Governance exists for a reason. Enterprises building AI pipelines for compliance-heavy workloads need continuous control—especially when actions trigger regulatory risk like data export, user permission escalation, or cross-region replication. Legacy access models were built for humans who click buttons, not autonomous agents who execute hundreds of decisions a second. Approving entire workflows upfront worked fine when pipelines were predictable. Now, they’re dynamic, context-aware, and occasionally mischievous.
This is where Action-Level Approvals bring order to the chaos. Instead of trusting every AI command blindly, these approvals inject human judgment directly into automated workflows.
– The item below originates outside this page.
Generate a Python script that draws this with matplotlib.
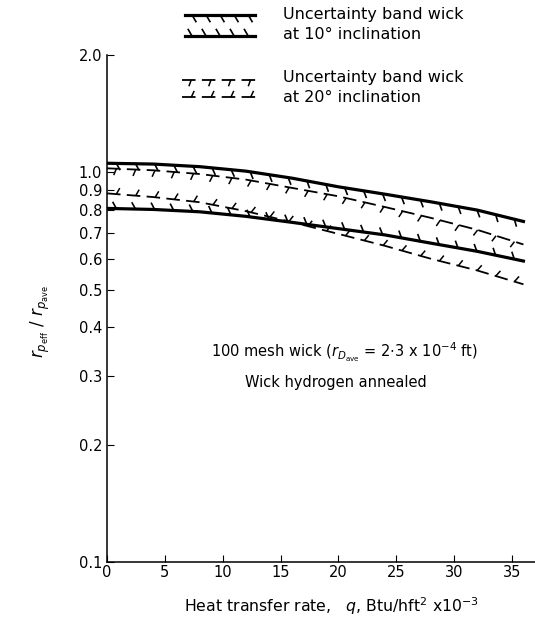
import matplotlib
matplotlib.use("Agg")
import matplotlib.pyplot as plt
import matplotlib.patheffects as pe
from matplotlib.lines import Line2D
from matplotlib.ticker import FixedLocator, NullLocator, NullFormatter

# heat transfer rate, Btu/hft^2 x 10^-3
q = [0, 4, 8, 12, 16, 20, 24, 28, 32, 36]
# uncertainty band, 10 deg inclination
incl10_upper = [1.055, 1.05, 1.034, 1.007, 0.966, 0.918, 0.879, 0.84, 0.80, 0.748]
incl10_lower = [0.808, 0.803, 0.792, 0.771, 0.744, 0.717, 0.691, 0.658, 0.627, 0.592]
# uncertainty band, 20 deg inclination
incl20_upper = [1.024, 1.012, 0.99, 0.958, 0.912, 0.868, 0.815, 0.764, 0.712, 0.653]
incl20_lower = [0.883, 0.864, 0.838, 0.795, 0.745, 0.695, 0.648, 0.60, 0.56, 0.516]

yticks = [0.1, 0.2, 0.3, 0.4, 0.5, 0.6, 0.7, 0.8, 0.9, 1.0, 2.0]
xticks = [0, 5, 10, 15, 20, 25, 30, 35]

plt.rcParams["font.family"] = ["DejaVu Sans"]


def ticked(angle, spacing=13.5, length=0.37, lw=1.1):
    # length is relative to spacing
    return [pe.Normal(),
            pe.TickedStroke(angle=angle, spacing=spacing, length=length,
                            linewidth=lw, dashes=dict(dash_offset=0, dash_list=None))]


fig = plt.figure(figsize=(5.35, 6.23), dpi=100)
ax = fig.add_axes([0.2, 0.0979, 0.80, 0.8138])

ax.plot(q, incl10_upper, color="black", lw=2.3, path_effects=ticked(-60, lw=1.2))
ax.plot(q, incl10_lower, color="black", lw=2.3, path_effects=ticked(120, lw=1.2))
ax.plot(q, incl20_upper, color="black", lw=1.3, dashes=(7.5, 3.5), path_effects=ticked(-110))
ax.plot(q, incl20_lower, color="black", lw=1.3, dashes=(7.5, 3.5), path_effects=ticked(65))

ax.set_yscale("log")
ax.set_ylim(0.1, 2.0)
ax.set_xlim(0, 37)
ax.yaxis.set_major_locator(FixedLocator(yticks))
ax.yaxis.set_minor_locator(NullLocator())
ax.yaxis.set_minor_formatter(NullFormatter())
ax.set_yticklabels([f"{v:.1f}" for v in yticks])
ax.set_xticks(xticks)
ax.tick_params(direction="in", length=5, width=0.8, labelsize=10.5)
ax.tick_params(axis="x", pad=2)
for s in ["top", "right"]:
    ax.spines[s].set_visible(False)
for s in ["left", "bottom"]:
    ax.spines[s].set_linewidth(1.1)

ax.text(0.554, 0.414, r"100 mesh wick ($r_{D_{\rm ave}}$ = 2$\cdot$3 x 10$^{-4}$ ft)",
        transform=ax.transAxes, ha="center", va="center", fontsize=10.5)
ax.text(0.535, 0.355, "Wick hydrogen annealed", transform=ax.transAxes,
        ha="center", va="center", fontsize=10.5)

fig.text(0.62, 0.027, r"Heat transfer rate,   $q$, Btu/hft$^2$ x10$^{-3}$",
         ha="center", va="center", fontsize=11.3)
fig.text(0.075, 0.484, r"$r_{p_{\rm eff}}\ /\ r_{p_{\rm ave}}$", rotation=90,
         ha="center", va="center", fontsize=12)

# legend drawn above the axes
fig.add_artist(Line2D([0.346, 0.477], [0.976, 0.976], color="black", lw=2.3,
                      path_effects=ticked(-60, spacing=10, length=0.55, lw=1.2)))
fig.add_artist(Line2D([0.346, 0.477], [0.942, 0.942], color="black", lw=2.3,
                      path_effects=ticked(120, spacing=10, length=0.55, lw=1.2)))
fig.add_artist(Line2D([0.34, 0.486], [0.872, 0.872], color="black", lw=1.3,
                      dashes=(7.5, 3.5), path_effects=ticked(-110, spacing=13.5)))
fig.add_artist(Line2D([0.34, 0.486], [0.844, 0.844], color="black", lw=1.3,
                      dashes=(7.5, 3.5), path_effects=ticked(65, spacing=13.5)))
fig.text(0.529, 0.977, "Uncertainty band wick", ha="left", va="center", fontsize=11.5)
fig.text(0.529, 0.944, "at 10° inclination", ha="left", va="center", fontsize=11.5)
fig.text(0.529, 0.876, "Uncertainty band wick", ha="left", va="center", fontsize=11.5)
fig.text(0.529, 0.843, "at 20° inclination", ha="left", va="center", fontsize=11.5)

fig.savefig("out.png", dpi=100)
When an agent attempts a privileged action, the system pauses and requests contextual confirmation in Slack, Teams, or via API. Engineers review the intent, context, and potential impact before hitting “approve.” No self-approval loopholes. No surprise privilege escalations. Every action comes with traceability, audit history, and accountability baked in.
Under the hood, Action-Level Approvals change the logic of operational control. AI pipelines no longer carry blanket privileges. They carry conditional rights—granted only after passing human review. Approvals happen at runtime, not during staging, which means compliance rules adjust with operational context. The audit trail becomes a live story, not an afterthought compiled at audit time.